Scotiabank Giller Prize Spotlight: Brian Thomas Isaac
Brian Thomas Isaac’s novel All the Quiet Places has been longlisted for the 2022 Scotiabank Giller Prize.
Brian Thomas Isaac was born in 1950 on the Okanagan Indian Reserve, situated in south central British Columbia. As a teenager he rode bulls in rodeos, then went on to work in the Northern Alberta oil fields and retired as a bricklayer. Writing is something he has done all of his life. A lover of sports, Brian has coached minor hockey and slow-pitch teams, and when he’s not spending time with his three grandchildren you can find him on the golf course. He lives with his wife in Falkland, BC. All the Quiet Places is Brian’s first book.
What/who inspires you to write?
The process of writing is what inspires me. Sitting down at my desk and turning on my computer is something I look forward to doing every morning so I can see where the characters will take me.
Do you have a favourite passage/quote from a book?
“The widow gripped her knees in apprehension, stared down at the dreaming surface of the river, and held her breath. Would she see figures there? She hummed a short hymn to stave them off. Rocked back and forth. A small breeze rose. The booming subsided slowly. In the end, the river did nothing.” From Gil Adamson’s book The Outlander. Every paragraph from the book feels like a poem, or story. Genius.
Where is your favourite place to write?
I live a mile up a mountain and I sit at my desk and look out the window at Mount Ida in Salmon Arm, 25 miles away.
Is there an activity you do to help inspire your writing?
I read and read and read.
Do you have a tradition for every time you finish a book?
Years ago I was given a paper doll with no eyes by a professor from Japan. He told me when I finished my book to fill in the eyes. Many years later when I finished this book, I drew in the eyes, and let him know. He was very pleased to hear about it.
What are you reading now?
I am reading Suttree by Cormac McCarthy.
What is your favourite CanLit book?
I read and re-read The Outlander by Gil Adamson followed closely by Medicine Walk by Richard Wagamese.
What would your job be if you weren’t an author?
If I wasn’t a writer I would spend more time with my grandbabies.
What is your favourite book from childhood?
As a young lad, I was captivated by a comic series called Turok: Son of Stone. It was the only book about First Nations I could find.
Is there a book that you find yourself reading over and over again?
I have read The Grapes of Wrath by John Steinbeck many times. The journey felt similar to mine. But it was so dark that I had to put it down several times and catch my breath.
How did you know you wanted to be an author?
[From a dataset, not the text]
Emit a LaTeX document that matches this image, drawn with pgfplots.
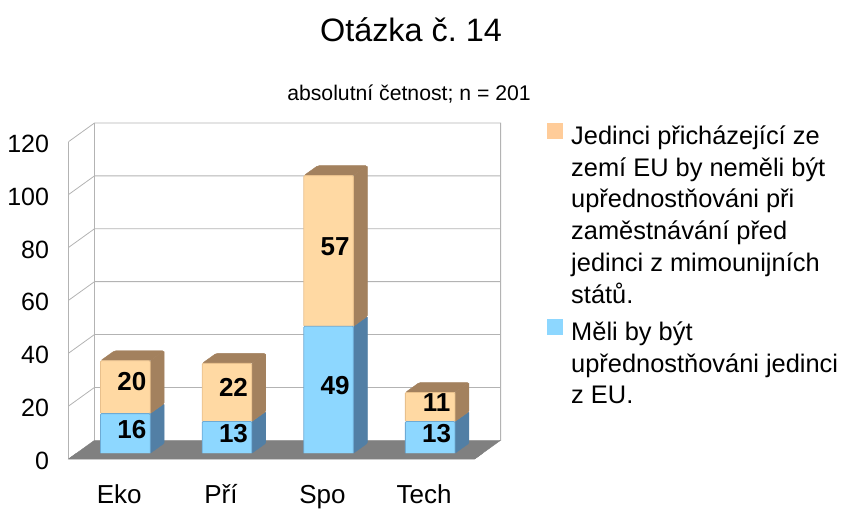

I had always felt that I wanted to write, but the day I actually sat down with a blank piece of paper and began, I knew.
What do you hope readers take away from your book
When I wrote All the Quiet Places I really wanted the reader to feel and experience, even just for a moment, what it was like to be a First Nations boy growing up in the 50s and 60s. I wanted them to listen to his story but also to feel the wind, to hear the river, and to look out in wonder at the Range.